Supplied material>
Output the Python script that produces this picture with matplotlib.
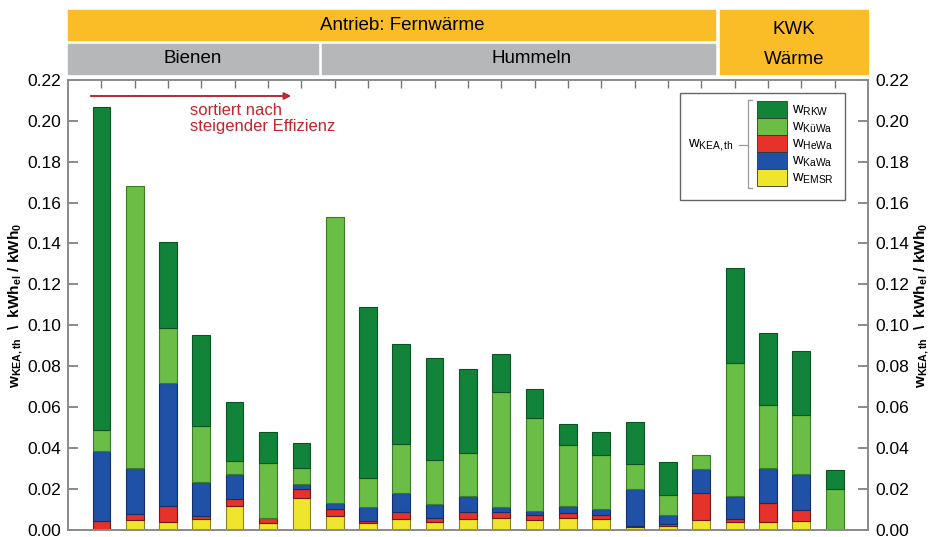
import numpy as np
import matplotlib
matplotlib.use("Agg")
import matplotlib.pyplot as plt
from matplotlib.patches import Rectangle, FancyArrowPatch
from matplotlib.lines import Line2D

plt.rcParams['font.family'] = ['Liberation Sans', 'DejaVu Sans']
plt.rcParams['mathtext.fontset'] = 'custom'
plt.rcParams['mathtext.rm'] = 'Liberation Sans'
plt.rcParams['mathtext.bf'] = 'Liberation Sans:bold'
plt.rcParams['mathtext.it'] = 'Liberation Sans'

# ---- data (23 bars, sorted by increasing efficiency) ----
groups = ["Bienen"] * 7 + ["Hummeln"] * 12 + ["KWK Wärme"] * 4
w_emsr = [0.0000, 0.0045, 0.0038, 0.0050, 0.0113, 0.0033, 0.0156,
          0.0068, 0.0030, 0.0051, 0.0038, 0.0053, 0.0058, 0.0045, 0.0058, 0.0050, 0.0012, 0.0017, 0.0045,
          0.0038, 0.0038, 0.0042, 0.0000]
w_hewa = [0.0044, 0.0030, 0.0078, 0.0016, 0.0038, 0.0022, 0.0042,
          0.0032, 0.0013, 0.0036, 0.0017, 0.0031, 0.0026, 0.0024, 0.0021, 0.0021, 0.0005, 0.0008, 0.0132,
          0.0012, 0.0093, 0.0053, 0.0000]
w_kawa = [0.0342, 0.0228, 0.0602, 0.0166, 0.0119, 0.0000, 0.0024,
          0.0030, 0.0069, 0.0090, 0.0068, 0.0081, 0.0024, 0.0020, 0.0037, 0.0028, 0.0180, 0.0046, 0.0120,
          0.0115, 0.0171, 0.0178, 0.0000]
w_kuewa = [0.0100, 0.1380, 0.0270, 0.0274, 0.0065, 0.0272, 0.0077,
           0.1400, 0.0138, 0.0243, 0.0215, 0.0209, 0.0564, 0.0455, 0.0299, 0.0267, 0.0122, 0.0096, 0.0069,
           0.0649, 0.0307, 0.0287, 0.0197]
w_rkw = [0.1580, 0.0000, 0.0420, 0.0444, 0.0287, 0.0151, 0.0124,
         0.0000, 0.0840, 0.0487, 0.0500, 0.0411, 0.0186, 0.0143, 0.0099, 0.0109, 0.0207, 0.0165, 0.0000,
         0.0466, 0.0351, 0.0313, 0.0094]

series = [("EMSR", w_emsr, "#EFE52C", "#8a8420"),
          ("HeWa", w_hewa, "#E5322B", "#6e1a16"),
          ("KaWa", w_kawa, "#1F51A6", "#13306a"),
          ("KüWa", w_kuewa, "#6ABD45", "#3d7a28"),
          ("RKW", w_rkw, "#12843A", "#0b5224")]

W, H = 931, 537
fig = plt.figure(figsize=(W / 100, H / 100), dpi=100)

def fx(px):
    return px / W

def fy(py):
    return 1 - py / H

ax = fig.add_axes([fx(68), fy(529.5), fx(868) - fx(68), fy(80) - fy(529.5)])
x = np.arange(len(groups))
bottom = np.zeros(len(groups))
for name, vals, col, ec in series:
    v = np.array(vals)
    lw = np.where(v > 0, 0.8, 0.0)
    ax.bar(x, v, width=0.53, bottom=bottom, color=col, edgecolor=ec, linewidth=lw, zorder=2)
    bottom += v

ax.set_xlim(-1, len(groups))
ax.set_ylim(0, 0.22)
yt = np.arange(0, 0.2201, 0.02)
ax.set_yticks(yt)
ax.set_yticklabels([f"{t:.2f}" for t in yt])
ax.set_xticks(x)
ax.set_xticklabels([])
ax.tick_params(axis='y', direction='in', length=7, width=1.2, color='#777777',
               labelsize=12.5, left=True, right=True, labelleft=True, labelright=True, pad=5)
ax.tick_params(axis='x', direction='in', length=6, width=1.0, color='#777777',
               top=True, bottom=True, labelbottom=False)
for s in ax.spines.values():
    s.set_color('#8a8a8a')
    s.set_linewidth(1.4)

ylab = r'$\mathbf{w_{KEA,th}\ \ \backslash\ \ kWh_{el}\ /\ kWh_0}$'
fig.text(fx(16), fy(305), ylab, rotation=90, ha='center', va='center', fontsize=11)
fig.text(fx(922), fy(305), ylab, rotation=90, ha='center', va='center', fontsize=11)

# ---- header boxes ----
orange = '#FBBD27'
gray = '#B5B7B9'
fig.patches.append(Rectangle((fx(68), fy(40)), fx(715) - fx(68), fy(10) - fy(40),
                             transform=fig.transFigure, color=orange, zorder=0))
fig.patches.append(Rectangle((fx(68), fy(74)), fx(318) - fx(68), fy(44) - fy(74),
                             transform=fig.transFigure, color=gray, zorder=0))
fig.patches.append(Rectangle((fx(322), fy(74)), fx(715) - fx(322), fy(44) - fy(74),
                             transform=fig.transFigure, color=gray, zorder=0))
fig.patches.append(Rectangle((fx(720), fy(74)), fx(868) - fx(720), fy(10) - fy(74),
                             transform=fig.transFigure, color=orange, zorder=0))
hs = 13.5
fig.text(fx(402), fy(25), "Antrieb: Fernwärme", ha='center', va='center', fontsize=hs)
fig.text(fx(193), fy(59), "Bienen", ha='center', va='center', fontsize=hs)
fig.text(fx(532), fy(59), "Hummeln", ha='center', va='center', fontsize=hs)
fig.text(fx(794), fy(29), "KWK", ha='center', va='center', fontsize=hs)
fig.text(fx(794), fy(60), "Wärme", ha='center', va='center', fontsize=hs)

# ---- annotation arrow ----
arr = FancyArrowPatch((fx(88), fy(96)), (fx(294), fy(96)), transform=fig.transFigure,
                      arrowstyle='-|>', mutation_scale=10, color='#B52A2E', lw=1.4)
fig.patches.append(arr)
fig.text(fx(190), fy(103), "sortiert nach\nsteigender Effizienz", ha='left', va='top',
         fontsize=12, color='#C8232B', linespacing=1.1)

# ---- legend (manual) ----
fig.patches.append(Rectangle((fx(680), fy(200)), fx(845) - fx(680), fy(93) - fy(200),
                             transform=fig.transFigure, facecolor='white', edgecolor='#666666',
                             lw=1.0, zorder=3))
leg_items = [("RKW", "#12843A"), ("KüWa", "#6ABD45"), ("HeWa", "#E5322B"),
             ("KaWa", "#1F51A6"), ("EMSR", "#EFE52C")]
y0 = 101
hh = 17
for i, (nm, col) in enumerate(leg_items):
    top = y0 + i * hh
    fig.patches.append(Rectangle((fx(757), fy(top + hh)), fx(787) - fx(757), fy(top) - fy(top + hh),
                                 transform=fig.transFigure, facecolor=col, edgecolor='#333333',
                                 lw=0.6, zorder=4))
    fig.text(fx(792), fy(top + hh / 2 + 1), r'w$_{\mathrm{' + nm + '}}$', ha='left', va='center',
             fontsize=10.5, zorder=5)
fig.text(fx(688), fy(145), r'w$_{\mathrm{KEA,th}}$', ha='left', va='center', fontsize=10.5, zorder=5)
# bracket
bx = fx(748)
fig.lines.append(Line2D([fx(752), bx, bx, fx(752)], [fy(100), fy(100), fy(188), fy(188)],
                        transform=fig.transFigure, color='#999999', lw=0.9, zorder=5))
fig.lines.append(Line2D([fx(739), bx], [fy(145), fy(145)],
                        transform=fig.transFigure, color='#999999', lw=0.9, zorder=5))

fig.savefig("out.png", dpi=100)
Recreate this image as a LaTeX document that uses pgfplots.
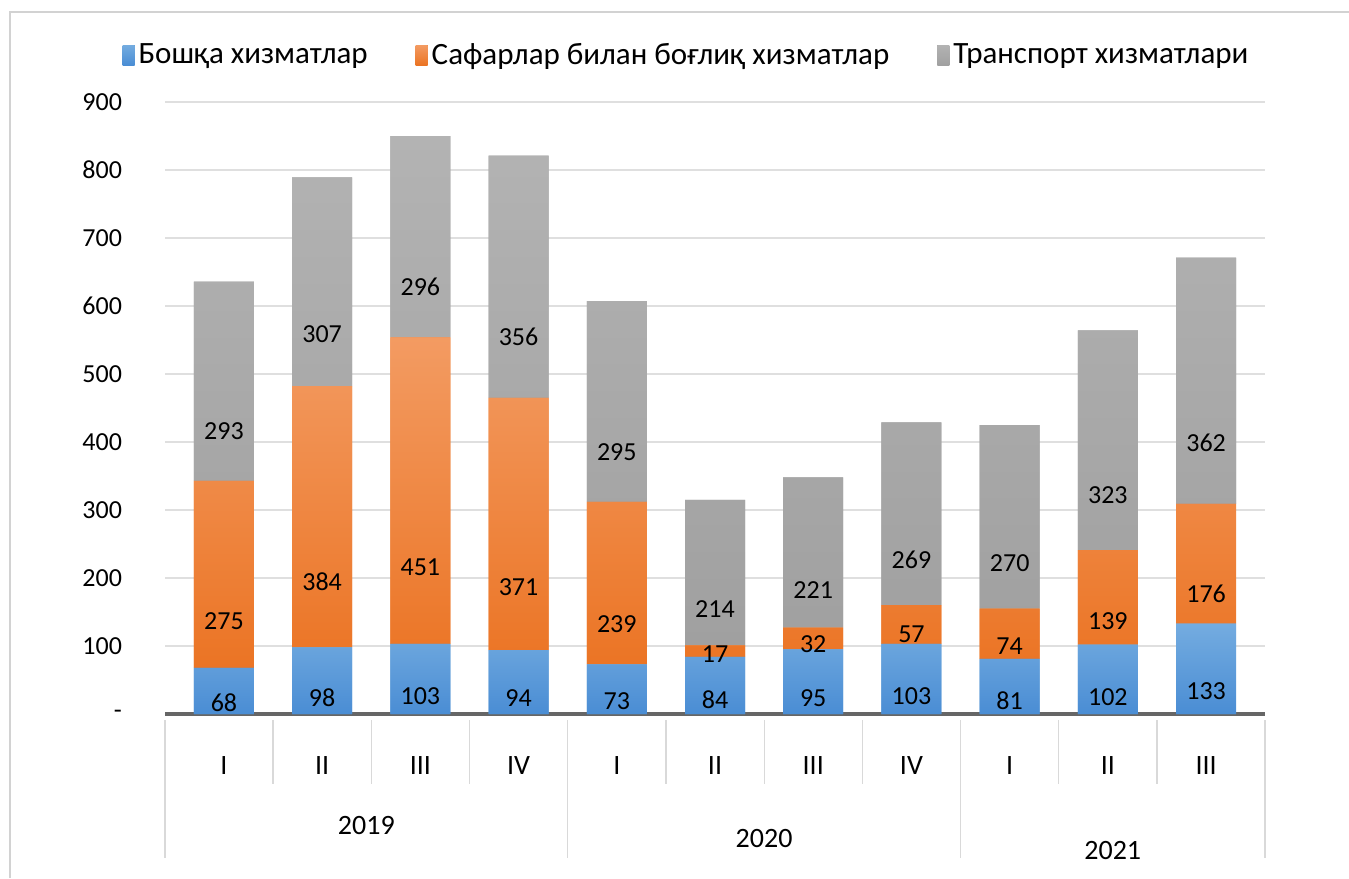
\documentclass[border=0pt]{standalone}
\usepackage{fontspec}
\setmainfont{Carlito}
\usepackage{pgfplots}
\pgfplotsset{compat=1.18}
\definecolor{cblue}{HTML}{5B9BD5}
\definecolor{cbluetop}{HTML}{74ACE0}
\definecolor{cbluebot}{HTML}{4A8DD4}
\definecolor{corange}{HTML}{ED7D31}
\definecolor{corangetop}{HTML}{F39B62}
\definecolor{corangebot}{HTML}{EB7424}
\definecolor{cgray}{HTML}{A5A5A5}
\definecolor{cgraytop}{HTML}{B3B3B3}
\definecolor{cgraybot}{HTML}{A0A0A0}
\begin{document}
\begin{tikzpicture}
\useasboundingbox (0,0) rectangle (674.5pt,-439pt);
\draw[gray!35, line width=0.6pt] (5pt,-439pt) -- (5pt,-6pt) -- (674.5pt,-6pt);
\begin{axis}[
  at={(82.5pt,-357pt)}, anchor=south west,
  scale only axis, width=550pt, height=306pt,
  ybar stacked, bar width=30pt,
  xmin=-0.6, xmax=10.6, ymin=0, ymax=900,
  xtick={0,...,10}, xticklabels={I,II,III,IV,I,II,III,IV,I,II,III},
  ytick={0,100,...,900}, yticklabels={-,100,200,300,400,500,600,700,800,900},
  axis line style={draw=none}, tick style={draw=none},
  ymajorgrids, grid style={gray!25, line width=0.6pt},
  clip=false,
  /pgf/number format/assume math mode=true,
  xticklabel style={anchor=center, yshift=-26pt, font=\fontsize{14}{16}\selectfont},
  yticklabel style={anchor=east, xshift=-18pt, font=\fontsize{13}{15}\selectfont},
  legend style={at={(0.475,1)}, anchor=center, yshift=23.5pt, draw=none, fill=none,
    legend columns=3, font=\fontsize{15.5}{17}\selectfont,
    /tikz/every even column/.append style={column sep=22pt}},
  legend image code/.code={\fill[#1] (1pt,-5pt) rectangle (7pt,5pt);},
  visualization depends on=rawy \as \rawy,
  nodes near coords={\pgfmathprintnumber{\rawy}},
  every node near coord/.append style={anchor=center, yshift=-0.085*\rawy, font=\fontsize{13}{15}\selectfont, text=black},
]
\addplot[fill=cblue, top color=cbluetop, bottom color=cbluebot, draw=none] coordinates {(0,68) (1,98) (2,103) (3,94) (4,73) (5,84) (6,95) (7,103) (8,81) (9,102) (10,133)};
\addplot[fill=corange, top color=corangetop, bottom color=corangebot, draw=none] coordinates {(0,275) (1,384) (2,451) (3,371) (4,239) (5,17) (6,32) (7,57) (8,74) (9,139) (10,176)};
\addplot[fill=cgray, top color=cgraytop, bottom color=cgraybot, draw=none] coordinates {(0,293) (1,307) (2,296) (3,356) (4,295) (5,214) (6,221) (7,269) (8,270) (9,323) (10,362)};
\legend{Бошқа хизматлар, Сафарлар билан боғлиқ хизматлар, Транспорт хизматлари}
\draw[black!60, line width=2pt] (axis cs:-0.6,0) -- (axis cs:10.6,0);
\pgfplotsinvokeforeach{0.5,1.5,2.5,4.5,5.5,6.5,8.5,9.5}{
  \draw[gray!30, line width=0.6pt] ([yshift=-3pt]axis cs:#1,0) -- ([yshift=-35pt]axis cs:#1,0);
}
\pgfplotsinvokeforeach{-0.6,3.5,7.5,10.6}{
  \draw[gray!30, line width=0.6pt] ([yshift=-3pt]axis cs:#1,0) -- ([yshift=-72pt]axis cs:#1,0);
}
\node[font=\fontsize{14}{16}\selectfont] at (axis cs:1.45,0) [yshift=-56pt] {2019};
\node[font=\fontsize{14}{16}\selectfont] at (axis cs:5.5,0) [yshift=-62pt] {2020};
\node[font=\fontsize{14}{16}\selectfont] at (axis cs:9.05,0) [yshift=-68pt] {2021};
\end{axis}
\end{tikzpicture}
\end{document}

What the exercise asks>
Scan the data above and copy every line with "this" in it.

The response>
Output the Python script that produces this picture with matplotlib.
Recreate this image as a LaTeX document that uses pgfplots.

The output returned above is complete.